Everybody can be great. Because anybody can serve. You don’t have to have a college degree to serve. You don’t have to make your subject and your verb agree to serve…. You don’t have to know the second theory of thermodynamics in physics to serve. You only need a heart full of grace. A soul generated by love.” Dr. Martin Luther King, Jr.
I love this quote! For me, it puts life in perspective. I don’t know about you, but I often get bogged down by subjects and verbs agreeing, adding, multiplying and the like. And yet, if we are able to do all of these things extremely well, and we live selfish, loveless lives, who cares?
Who gets to the final moments of life and thinks, “If only I had read that book, or worked that problem, or learned more about history, …” At the end of our life, what really matters? As you consider the answer to that question, let me pose another. Shouldn’t we be living that way now? At the end of our lives it’s too late.
We can live for what matters now.
Shouldn’t we be preparing our children to be the kind of people that live for what really matters?
We are prone to judge success by the index of our salaries or the size of our automobiles, rather than by the quality of our service and relationship to humanity.” Dr.

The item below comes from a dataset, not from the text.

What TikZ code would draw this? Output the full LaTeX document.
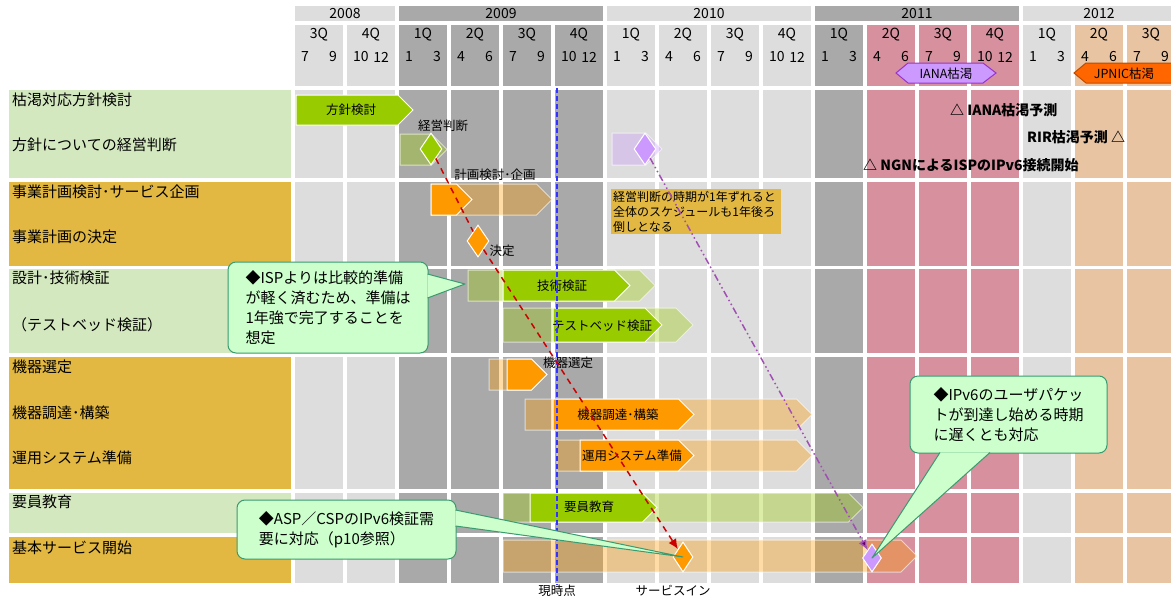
\documentclass[tikz,border=0pt]{standalone}
\usepackage{fontspec}
\setmainfont{Noto Sans CJK JP}
\usetikzlibrary{shapes.geometric,
	arrows.meta,
	calc,
	positioning}

\definecolor{cellLight}{HTML}{DDDDDD}
\definecolor{cellDark}{HTML}{A9A9A9}
\definecolor{cellPink}{HTML}{D6909E}
\definecolor{cellPeach}{HTML}{E8C4A2}
\definecolor{labGreen}{HTML}{D3E8BF}
\definecolor{labGold}{HTML}{E2B843}
\definecolor{barGreen}{HTML}{99CC00}
\definecolor{barOrange}{HTML}{FF9900}
\definecolor{msPurple}{HTML}{CC99FF}
\definecolor{msPurpleLine}{HTML}{9933CC}
\definecolor{jpOrange}{HTML}{FF6600}
\definecolor{jpLine}{HTML}{C04A00}
\definecolor{noteFill}{HTML}{CCFFCC}
\definecolor{noteLine}{HTML}{3A9A70}
\definecolor{linkRed}{HTML}{CC0000}
\definecolor{linkPurple}{HTML}{A24FB5}
\definecolor{nowBlue}{HTML}{3333FF}

\newcommand{\chevbar}[5]{\filldraw[#1] (#2,#4) -- ({#3-(#5-#4)/2},#4) -- (#3,{(#4+#5)/2}) -- ({#3-(#5-#4)/2},#5) -- (#2,#5) -- cycle;}

\tikzset{
	lbl/.style={anchor=west, inner sep=0pt, font=\fontsize{15}{18}\selectfont},
	hdr/.style={inner sep=0pt, font=\fontsize{14}{16}\selectfont},
	bartxt/.style={inner sep=0pt, font=\fontsize{12.5}{14}\selectfont},
	smalltxt/.style={inner sep=0pt, font=\fontsize{12.5}{14}\selectfont},
	anno/.style={anchor=west, inner sep=0pt, font=\fontsize{14}{16}\selectfont\bfseries},
	done/.style={fill=#1, draw=white, line width=1pt},
	plan/.style={fill=#1, fill opacity=0.35, draw=white, draw opacity=0.6, line width=1pt},
	mstone/.style={diamond, fill=#1, draw=white, line width=1pt, inner sep=0pt, minimum width=22pt, minimum height=32pt},
	note/.style={draw=noteLine, fill=noteFill, line width=1pt, rounded corners=8pt, align=left, inner sep=0pt, font=\fontsize{15}{20}\selectfont},
	notetip/.style={draw=noteLine, fill=noteFill, line width=1pt, line join=round},
	redlink/.style={linkRed, line width=1.5pt, dash pattern=on 6pt off 5pt},
	purplelink/.style={linkPurple, line width=1.5pt, dash pattern=on 7pt off 3pt on 1.5pt off 3pt on 1.5pt off 3pt}
}

\begin{document}
\begin{tikzpicture}[x=1pt, y=-1pt]
	\useasboundingbox (0,0) rectangle (1171,597);
	\clip (0,0) rectangle (1171,597);

	\foreach \xa/\xb/\c/\yr in {295/395/cellLight/2008, 399/603/cellDark/2009, 607/811/cellLight/2010, 815/1019/cellDark/2011, 1023/1175/cellLight/2012} {
		\fill[\c] (\xa,6) rectangle (\xb,21);
		\node[hdr] (y\yr) at ({(\xa+\xb)/2},14) {\yr};
	}
	\foreach \i/\c/\q/\ma/\mb in {0/cellLight/3/7/9, 1/cellLight/4/10/12, 2/cellDark/1/1/3, 3/cellDark/2/4/6, 4/cellDark/3/7/9, 5/cellDark/4/10/12, 6/cellLight/1/1/3, 7/cellLight/2/4/6, 8/cellLight/3/7/9, 9/cellLight/4/10/12, 10/cellDark/1/1/3, 11/cellPink/2/4/6, 12/cellPink/3/7/9, 13/cellPink/4/10/12, 14/cellLight/1/1/3, 15/cellPeach/2/4/6, 16/cellPeach/3/7/9} {
		\pgfmathsetmacro{\xa}{295+52*\i}
		\fill[\c] (\xa,25) rectangle ++(48,61);
		\node[hdr] (q\i) at (\xa+24,35) {\q Q};
		\node[hdr, anchor=west] (ma\i) at (\xa+6,57) {\ma};
		\node[hdr, anchor=east] (mb\i) at (\xa+42,57) {\mb};
		\foreach \ya/\yb in {90/178, 182/266, 269/353, 357/489, 493/533, 537/583}
			\fill[\c] (\xa,\ya) rectangle (\xa+48,\yb);
	}

	\foreach \ya/\yb/\c in {90/178/labGreen, 182/266/labGold, 269/353/labGreen, 357/489/labGold, 493/533/labGreen, 537/583/labGold}
		\fill[\c] (9,\ya) rectangle (291,\yb);
	\node[lbl] (r1) at (12,100) {枯渇対応方針検討};
	\node[lbl] (r2) at (12,145) {方針についての経営判断};
	\node[lbl] (r3) at (12,192) {事業計画検討･サービス企画};
	\node[lbl] (r4) at (12,237) {事業計画の決定};
	\node[lbl] (r5) at (12,278) {設計･技術検証};
	\node[lbl] (r6) at (12,325) {（テストベッド検証）};
	\node[lbl] (r7) at (12,367) {機器選定};
	\node[lbl] (r8) at (12,413) {機器調達･構築};
	\node[lbl] (r9) at (12,458) {運用システム準備};
	\node[lbl] (r10) at (12,502) {要員教育};
	\node[lbl] (r11) at (12,548) {基本サービス開始};

	\filldraw[fill=msPurple, draw=msPurpleLine, line width=1pt] (896,73) -- (908,63) -- (983,63) -- (996,73) -- (983,83) -- (908,83) -- cycle;
	\node[smalltxt] (iana) at (946,73.5) {IANA枯渇};
	\filldraw[fill=jpOrange, draw=jpLine, line width=1pt] (1074,73) -- (1086,63) -- (1190,63) -- (1200,73) -- (1190,83) -- (1086,83) -- cycle;
	\node[smalltxt] (jpnic) at (1124,74) {JPNIC枯渇};

	\node[anno] (a1) at (950,110) {△ IANA枯渇予測};
	\node[anno] (a2) at (1027,137) {RIR枯渇予測 △};
	\node[anno] (a3) at (863,165) {△ NGNによるISPのIPv6接続開始};

	\chevbar{done=barGreen}{296}{413}{95}{125}
	\node[bartxt] (b1) at (351,110) {方針検討};
	\chevbar{plan=barGreen}{400}{447}{134}{165}
	\chevbar{plan=msPurple}{612}{662}{133}{165}
	\chevbar{plan=barOrange}{431}{552}{184}{215}
	\chevbar{done=barOrange}{431}{472}{184}{215}
	\chevbar{plan=barGreen}{468}{655}{270}{301}
	\chevbar{done=barGreen}{503}{630}{270}{301}
	\node[bartxt] (b2) at (562,286) {技術検証};
	\chevbar{plan=barGreen}{503}{693}{308}{342}
	\chevbar{done=barGreen}{553}{662}{308}{342}
	\node[bartxt] (b3) at (602,326) {テストベッド検証};
	\chevbar{plan=barOrange}{489}{547}{359}{390}
	\chevbar{done=barOrange}{507}{547}{359}{390}
	\chevbar{plan=barOrange}{525}{812}{399}{430}
	\chevbar{done=barOrange}{553}{694}{399}{430}
	\node[bartxt] (b4) at (618,415) {機器調達･構築};
	\chevbar{plan=barOrange}{557}{812}{440}{471}
	\chevbar{done=barOrange}{580}{694}{440}{471}
	\node[bartxt] (b5) at (632,456) {運用システム準備};
	\chevbar{plan=barGreen}{503}{863}{493}{522}
	\chevbar{done=barGreen}{530}{657}{493}{522}
	\node[bartxt] (b6) at (589,507) {要員教育};
	\chevbar{plan=barOrange}{503}{917}{540}{572}

	\node[smalltxt] (l1) at (443,126) {経営判断};
	\node[smalltxt] (l2) at (495,175) {計画検討･企画};
	\node[smalltxt] (l3) at (502,251) {決定};
	\node[smalltxt] (l4) at (568,363) {機器選定};

	\node[fill=labGold, anchor=north west, align=left, inner sep=2pt, text width=166pt, font=\fontsize{12}{15}\selectfont] (shift) at (611,189) {経営判断の時期が1年ずれると\\全体のスケジュールも1年後ろ\\倒しとなる};

	\coordinate (nowtop) at (557,88);
	\node[smalltxt] (now) at (557,591) {現時点};
	\node[smalltxt] (svcin) at (673,591) {サービスイン};
	\draw[nowBlue, line width=2pt, dash pattern=on 5pt off 3pt] (nowtop) -- (now.north);

	\node[mstone=barGreen] (jdg) at (431,149) {};
	\node[mstone=msPurple] (jdglate) at (645,149) {};
	\node[mstone=barOrange] (dcs) at (478,241) {};
	\node[mstone=barOrange, minimum width=20pt, minimum height=30pt] (svc) at (683,557) {};
	\node[mstone=msPurple, minimum width=19pt, minimum height=28pt] (ipv6) at (872,558) {};

	\draw[redlink] (jdg) -- (dcs);
	\draw[redlink, -{Latex[length=10pt, width=9pt]}] (dcs) -- (svc);
	\draw[purplelink, -{Latex[length=10pt, width=9pt, fill=violet!80!black]}] (jdglate) -- (ipv6);

	\node[note, minimum width=200pt, minimum height=91pt] (nisp) at (328,307.5) {◆ISPよりは比較的準備\\が軽く済むため、準備は\\1年強で完了することを\\想定};
	\coordinate (isptip) at (465,284);
	\filldraw[notetip] ($(nisp.east)+(-1,-33.5)$) -- (isptip) -- ($(nisp.east)+(-1,-9.5)$);

	\node[note, minimum width=219pt, minimum height=59pt] (nasp) at (346.5,529.5) {◆ASP／CSPのIPv6検証需\\要に対応（p10参照）};
	\filldraw[notetip] ($(nasp.east)+(-1,-3.5)$) -- (svc.center) -- ($(nasp.east)+(-1,-19.5)$);

	\node[note, minimum width=197pt, minimum height=77pt] (nipv6) at (1008.5,414.5) {◆IPv6のユーザパケッ\\トが到達し始める時期\\に遅くとも対応};
	\filldraw[notetip] ($(nipv6.south)+(-68.5,-1)$) -- (ipv6.center) -- ($(nipv6.south)+(-18.5,-1)$);
\end{tikzpicture}
\end{document}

Martin Luther King, Jr.
We are doing more than educating minds with academic subjects. We are preparing our children to be people who impact the world for good. They don’t have to wait until they are adults to do good in the world.
Let’s be people who live for what matters.
Let’s be people who love– even if that means sweeping streets.
Stefani says
Truth. And so beautifully stated. I will certainly carry your words with me today, Alecia!
Alecia Baptiste says
Stefani, thanks for dropping by! Hope you enjoy this day remembering Dr. Martin Luther King. He certainly lived a life that mattered!